Records supplied —
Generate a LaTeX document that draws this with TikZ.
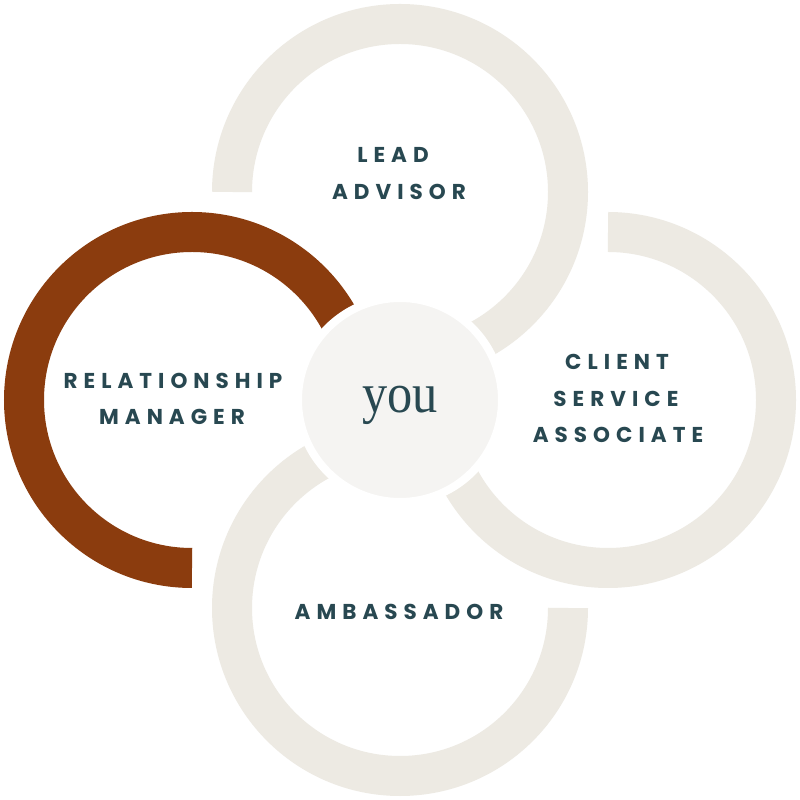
\documentclass[tikz,border=0pt]{standalone}
\usepackage{fontspec}
\newfontfamily\labfont{Poppins}[LetterSpace=28]
\newfontfamily\youfont{Liberation Serif}
\definecolor{ringbeige}{RGB}{237,234,227}
\definecolor{ringbrown}{RGB}{139,60,14}
\definecolor{hubfill}{RGB}{245,244,242}
\definecolor{inkteal}{RGB}{40,72,81}
\begin{document}
\begin{tikzpicture}[x=1pt,y=1pt,
  ring/.style={line width=40pt, line cap=butt, draw=ringbeige},
  hub/.style={circle, fill=hubfill, draw=white, line width=8pt, minimum size=204pt, inner sep=0pt},
  lab/.style={anchor=base, text=inkteal, inner sep=0pt, font=\labfont\bfseries\fontsize{21.5}{25}\selectfont},
  youtxt/.style={anchor=base, text=inkteal, inner sep=0pt, font=\youfont\fontsize{56}{60}\selectfont}]
\useasboundingbox (0,0) rectangle (800,800);
\fill[white] (0,0) rectangle (800,800);
\coordinate (ctop) at (400,608);
\coordinate (cleft) at (192,400);
\coordinate (cright) at (608,400);
\coordinate (cbottom) at (400,192);
\draw[ring] (ctop) ++(180:168pt) arc[start angle=180, end angle=-90, radius=168pt];
\draw[ring] (cright) ++(90:168pt) arc[start angle=90, end angle=-180, radius=168pt];
\draw[ring] (cbottom) ++(0:168pt) arc[start angle=0, end angle=-270, radius=168pt];
\draw[ring, draw=ringbrown] (cleft) ++(270:168pt) arc[start angle=270, end angle=0, radius=168pt];
\node[hub] (hub) at (400,400) {};
\node[youtxt] (you) at (400,387) {\scalebox{0.9}[1]{you}};
\node[lab] (lead) at (393,637) {LEAD};
\node[lab] (advisor) at (399,600) {ADVISOR};
\node[lab] (relationship) at (173,411) {RELATIONSHIP};
\node[lab] (manager) at (172,375) {MANAGER};
\node[lab] (client) at (617,430) {CLIENT};
\node[lab] (service) at (616,393) {SERVICE};
\node[lab] (associate) at (618,357) {ASSOCIATE};
\node[lab] (ambassador) at (399,180) {AMBASSADOR};
\end{tikzpicture}
\end{document}
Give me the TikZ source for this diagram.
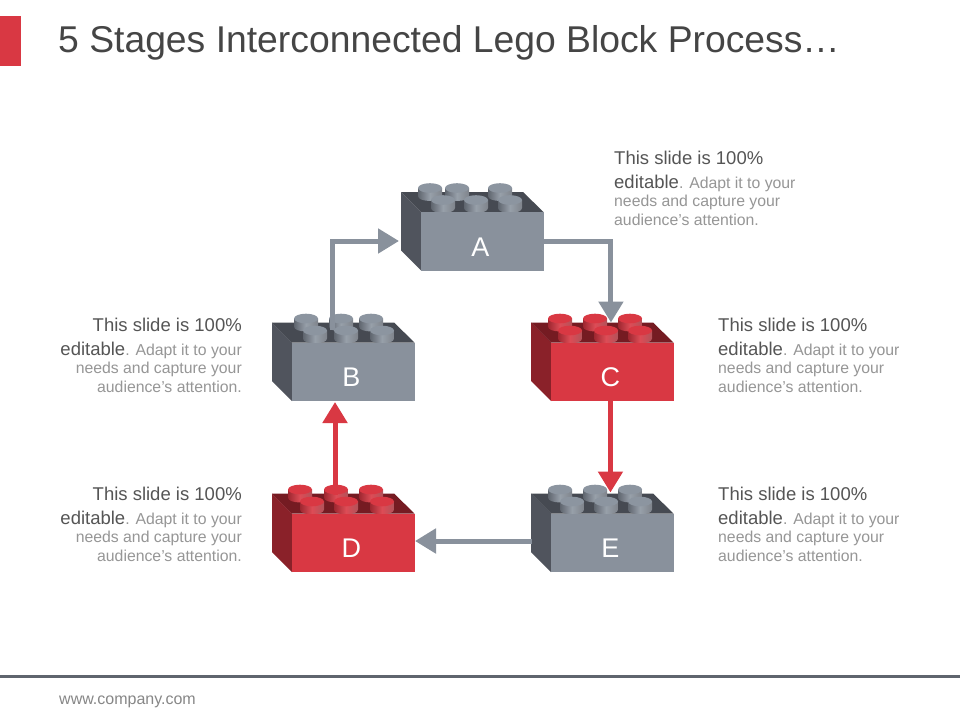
\documentclass[tikz,border=0pt]{standalone}
\usepackage{fontspec}
\setmainfont{Liberation Sans}
\usetikzlibrary{arrows.meta}

\definecolor{greyFront}{HTML}{89919C}
\definecolor{greySide}{HTML}{50545D}
\definecolor{greyTop}{HTML}{464A52}
\definecolor{greyCap}{HTML}{8C95A0}
\definecolor{greyEdge}{HTML}{5F656E}
\definecolor{redFront}{HTML}{D93843}
\definecolor{redSide}{HTML}{8A2129}
\definecolor{redTop}{HTML}{751B22}
\definecolor{redCap}{HTML}{D93843}
\definecolor{redEdge}{HTML}{9E2730}
\definecolor{titlecol}{HTML}{454545}
\definecolor{headcol}{HTML}{555555}
\definecolor{bodycol}{HTML}{969696}

\newcommand{\legostud}[3]{% x, y, colour kind
    \shade[left color=#3Edge,right color=#3Edge!80,middle color=#3Cap!90!white]
        (#1-12,#2) -- (#1-12,#2+8) .. controls (#1-12,#2+14.6) and (#1+12,#2+14.6) .. (#1+12,#2+8) -- (#1+12,#2) -- cycle;
    \fill[#3Cap] (#1,#2) ellipse (12 and 4.8);
}
\newcommand{\hd}{\fontsize{18.5}{19.5}\selectfont\color{headcol}}
\newcommand{\bd}{\fontsize{15.8}{19.5}\selectfont\color{bodycol}}
\newcommand{\blurb}{\hd This slide is 100\%\\[9pt] \hd editable\bd . Adapt it to your\\[3pt] \bd needs and capture your\\[3pt] \bd audience's attention.}

\tikzset{
    face/.style={draw=none,minimum width=122.5,minimum height=58.5,inner sep=0,text=white,font=\fontsize{27}{27}\selectfont},
    txtR/.style={anchor=north west,align=left,inner sep=0},
    txtL/.style={anchor=north east,align=right,inner sep=0},
    flow/.style={line width=5,-{Triangle[length=21,width=24]}},
}

\begin{document}
\begin{tikzpicture}[x=1pt,y=-1pt]
    \useasboundingbox[fill=white] (0,0) rectangle (960,720);
    \fill[redFront] (0,16) rectangle (21,66);
    \node[anchor=base west,inner sep=0,text=titlecol,font=\fontsize{37.3}{37}\selectfont] (title) at (58,52) {5 Stages Interconnected Lego Block Process…};
    \fill[greyEdge] (0,675) rectangle (960,678);
    \node[anchor=base west,inner sep=0,text=bodycol!90!black,font=\fontsize{16}{16}\selectfont] (site) at (59,704) {www.company.com};

    % ends that sit off the middle of a brick
    \coordinate (bTop) at (332,330);
    \coordinate (aLeft) at (399,241);
    \coordinate (eLeft) at (532,541);
    \coordinate (dRight) at (415,541);
    \coordinate (dTop) at (335,495);
    \coordinate (bBot) at (335,402);

    % left, top, name, letter, kind, back studs, front studs
    \foreach \x/\y/\name/\letter/\kind/\backrow/\frontrow in {
        401/192/a/A/grey/{29,56,99}/{42,75,109},
        272/322.5/b/B/grey/{34,69,99}/{43,74,110},
        531/322.5/c/C/red/{29,64,99}/{39,75,109},
        272/493.5/d/D/red/{28,64,99}/{40,74,110},
        531/493.5/e/E/grey/{29,64,99}/{41,75,109}}{
        \begin{scope}[shift={(\x,\y)}]
            \fill[\kind Side] (0,0) -- (20,20) -- (20,78.5) -- (0,58.5) -- cycle;
            \fill[\kind Top] (0,0) -- (122,0) -- (142.5,20) -- (20,20) -- cycle;
            \foreach \sx in \backrow { \legostud{\sx}{-4}{\kind} }
            \foreach \sx in \frontrow { \legostud{\sx}{8}{\kind} }
            \node[face,fill=\kind Front,anchor=north west,name=\name] at (20,20) {\hspace*{-4pt}\raisebox{-15pt}[0pt][0pt]{\letter}};
        \end{scope}
    }

    \draw[flow,greyFront] (bTop) |- (aLeft);
    \draw[flow,greyFront,shorten >=20] (a.east) -| ([xshift=-1.5]c.north);
    \draw[flow,redFront,shorten >=21] ([xshift=-2]c.south) -- ([xshift=-2]e.north);
    \draw[flow,greyFront] (eLeft) -- (dRight);
    \draw[flow,redFront] (dTop) -- (bBot);

    \node[txtR] (ta) at (614,151) {\blurb};
    \node[txtL] (tb) at (242,318) {\blurb};
    \node[txtR] (tc) at (718,318) {\blurb};
    \node[txtL] (td) at (242,487) {\blurb};
    \node[txtR] (te) at (718,487) {\blurb};
\end{tikzpicture}
\end{document}
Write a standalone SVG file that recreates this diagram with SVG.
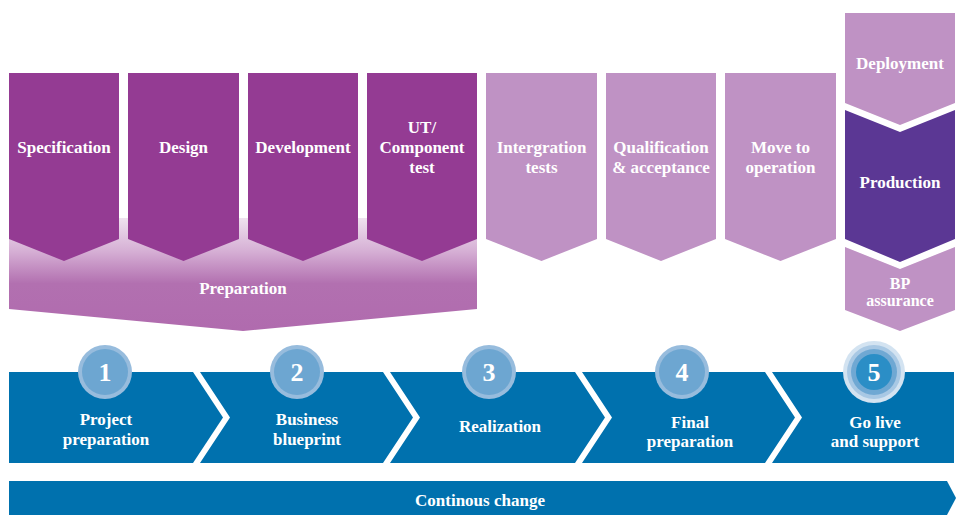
<svg xmlns="http://www.w3.org/2000/svg" width="964" height="515" viewBox="0 0 964 515">
<defs>
<linearGradient id="prepGrad" gradientUnits="userSpaceOnUse" x1="0" y1="218" x2="0" y2="331">
<stop offset="0" stop-color="#EFE2EF"/>
<stop offset="0.3" stop-color="#D5AED4"/>
<stop offset="0.58" stop-color="#B270B0"/>
<stop offset="1" stop-color="#B06BAE"/>
</linearGradient>
<style>
.lbl{font-family:"Liberation Serif","Times New Roman",serif;font-weight:bold;font-size:17px;fill:#fff;text-anchor:middle}
.sm{font-size:16px}
.num{font-family:"Liberation Serif","Times New Roman",serif;font-weight:bold;font-size:26px;fill:#fff;text-anchor:middle}
.dark{fill:#943B93}
.light{fill:#BF92C4}
.prod{fill:#5B3794}
.blue{fill:#0071AE}
.ringO{fill:#97BCDD}
.ringI{fill:#6DA6D1}
</style>
</defs>
<rect width="964" height="515" fill="#fff"/>

<g id="preparation">
<polygon points="9,218 477,218 477,309 243,331 9,309" fill="url(#prepGrad)"/>
<text class="lbl" x="243" y="294">Preparation</text>
</g>

<g id="specification">
<polygon class="dark" points="9,73 119,73 119,239 64,261 9,239"/>
<text class="lbl" x="64" y="153">Specification</text>
</g>
<g id="design">
<polygon class="dark" points="128,73 239,73 239,239 183.5,261 128,239"/>
<text class="lbl" x="183.5" y="153">Design</text>
</g>
<g id="development">
<polygon class="dark" points="248,73 358,73 358,239 303,261 248,239"/>
<text class="lbl" x="303" y="153">Development</text>
</g>
<g id="ut-component-test">
<polygon class="dark" points="367,73 477,73 477,239 422,261 367,239"/>
<text class="lbl" x="422" y="133">UT/</text>
<text class="lbl" x="422" y="153">Component</text>
<text class="lbl" x="422" y="173">test</text>
</g>
<g id="integration-tests">
<polygon class="light" points="486,73 597,73 597,239 541.5,261 486,239"/>
<text class="lbl" x="541.5" y="153">Intergration</text>
<text class="lbl" x="541.5" y="173">tests</text>
</g>
<g id="qualification">
<polygon class="light" points="606,73 716,73 716,239 661,261 606,239"/>
<text class="lbl" x="661" y="153">Qualification</text>
<text class="lbl" x="661" y="173">&amp; acceptance</text>
</g>
<g id="move-to-operation">
<polygon class="light" points="725,73 836,73 836,239 780.5,261 725,239"/>
<text class="lbl" x="780.5" y="153">Move to</text>
<text class="lbl" x="780.5" y="173">operation</text>
</g>
<g id="deployment">
<polygon class="light" points="845,13 955,13 955,103 900,125 845,103"/>
<text class="lbl" x="900" y="69">Deployment</text>
</g>
<g id="production">
<polygon class="prod" points="845,110 900,132 955,110 955,239 900,262 845,239"/>
<text class="lbl" x="900" y="188">Production</text>
</g>
<g id="bp-assurance">
<polygon class="light" points="845,247 900,269 955,247 955,310 900,331 845,310"/>
<text class="lbl sm" x="900" y="289">BP</text>
<text class="lbl sm" x="900" y="306">assurance</text>
</g>

<g id="phase1">
<polygon class="blue" points="9,372 193,372 223,417.5 193,463 9,463"/>
<text class="lbl" x="106" y="425">Project</text>
<text class="lbl" x="106" y="445">preparation</text>
<circle class="ringO" cx="105" cy="372" r="27"/>
<circle class="ringI" cx="105" cy="372" r="23"/>
<text class="num" x="105" y="381">1</text>
</g>
<g id="phase2">
<polygon class="blue" points="200,372 383,372 413,417.5 383,463 200,463 230,417.5"/>
<text class="lbl" x="307" y="425">Business</text>
<text class="lbl" x="307" y="445">blueprint</text>
<circle class="ringO" cx="297" cy="372" r="27"/>
<circle class="ringI" cx="297" cy="372" r="23"/>
<text class="num" x="297" y="381">2</text>
</g>
<g id="phase3">
<polygon class="blue" points="390,372 575,372 605,417.5 575,463 390,463 420,417.5"/>
<text class="lbl" x="500" y="432">Realization</text>
<circle class="ringO" cx="489" cy="372" r="27"/>
<circle class="ringI" cx="489" cy="372" r="23"/>
<text class="num" x="489" y="381">3</text>
</g>
<g id="phase4">
<polygon class="blue" points="582,372 765,372 795,417.5 765,463 582,463 612,417.5"/>
<text class="lbl" x="690" y="428">Final</text>
<text class="lbl" x="690" y="447">preparation</text>
<circle class="ringO" cx="682" cy="372" r="27"/>
<circle class="ringI" cx="682" cy="372" r="23"/>
<text class="num" x="682" y="381">4</text>
</g>
<g id="phase5">
<polygon class="blue" points="772,372 954,372 954,463 772,463 802,417.5"/>
<text class="lbl" x="875" y="428">Go live</text>
<text class="lbl" x="875" y="447">and support</text>
<circle cx="874" cy="372" r="31" fill="#D3E3F1"/>
<circle cx="874" cy="372" r="27" fill="#A8C8E4"/>
<circle cx="874" cy="372" r="23" fill="#6FA8D3"/>
<circle cx="874" cy="372" r="18" fill="#2B8EC6"/>
<text class="num" x="874" y="381">5</text>
</g>

<g id="continuous-change">
<polygon class="blue" points="9,481 947,481 956,498 947,515 9,515"/>
<text class="lbl" x="480" y="506">Continous change</text>
</g>
</svg>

Your instructions — Retype, word for word, only the lines from the one containing "Give me the TikZ source for this diagram." through the one containing "(site) at (59,704)", both included, and leave out any pictures.

Answer —
Give me the TikZ source for this diagram.
\documentclass[tikz,border=0pt]{standalone}
\usepackage{fontspec}
\setmainfont{Liberation Sans}
\usetikzlibrary{arrows.meta}

\definecolor{greyFront}{HTML}{89919C}
\definecolor{greySide}{HTML}{50545D}
\definecolor{greyTop}{HTML}{464A52}
\definecolor{greyCap}{HTML}{8C95A0}
\definecolor{greyEdge}{HTML}{5F656E}
\definecolor{redFront}{HTML}{D93843}
\definecolor{redSide}{HTML}{8A2129}
\definecolor{redTop}{HTML}{751B22}
\definecolor{redCap}{HTML}{D93843}
\definecolor{redEdge}{HTML}{9E2730}
\definecolor{titlecol}{HTML}{454545}
\definecolor{headcol}{HTML}{555555}
\definecolor{bodycol}{HTML}{969696}

\newcommand{\legostud}[3]{% x, y, colour kind
    \shade[left color=#3Edge,right color=#3Edge!80,middle color=#3Cap!90!white]
        (#1-12,#2) -- (#1-12,#2+8) .. controls (#1-12,#2+14.6) and (#1+12,#2+14.6) .. (#1+12,#2+8) -- (#1+12,#2) -- cycle;
    \fill[#3Cap] (#1,#2) ellipse (12 and 4.8);
}
\newcommand{\hd}{\fontsize{18.5}{19.5}\selectfont\color{headcol}}
\newcommand{\bd}{\fontsize{15.8}{19.5}\selectfont\color{bodycol}}
\newcommand{\blurb}{\hd This slide is 100\%\\[9pt] \hd editable\bd . Adapt it to your\\[3pt] \bd needs and capture your\\[3pt] \bd audience's attention.}

\tikzset{
    face/.style={draw=none,minimum width=122.5,minimum height=58.5,inner sep=0,text=white,font=\fontsize{27}{27}\selectfont},
    txtR/.style={anchor=north west,align=left,inner sep=0},
    txtL/.style={anchor=north east,align=right,inner sep=0},
    flow/.style={line width=5,-{Triangle[length=21,width=24]}},
}

\begin{document}
\begin{tikzpicture}[x=1pt,y=-1pt]
    \useasboundingbox[fill=white] (0,0) rectangle (960,720);
    \fill[redFront] (0,16) rectangle (21,66);
    \node[anchor=base west,inner sep=0,text=titlecol,font=\fontsize{37.3}{37}\selectfont] (title) at (58,52) {5 Stages Interconnected Lego Block Process…};
    \fill[greyEdge] (0,675) rectangle (960,678);
    \node[anchor=base west,inner sep=0,text=bodycol!90!black,font=\fontsize{16}{16}\selectfont] (site) at (59,704) {www.company.com};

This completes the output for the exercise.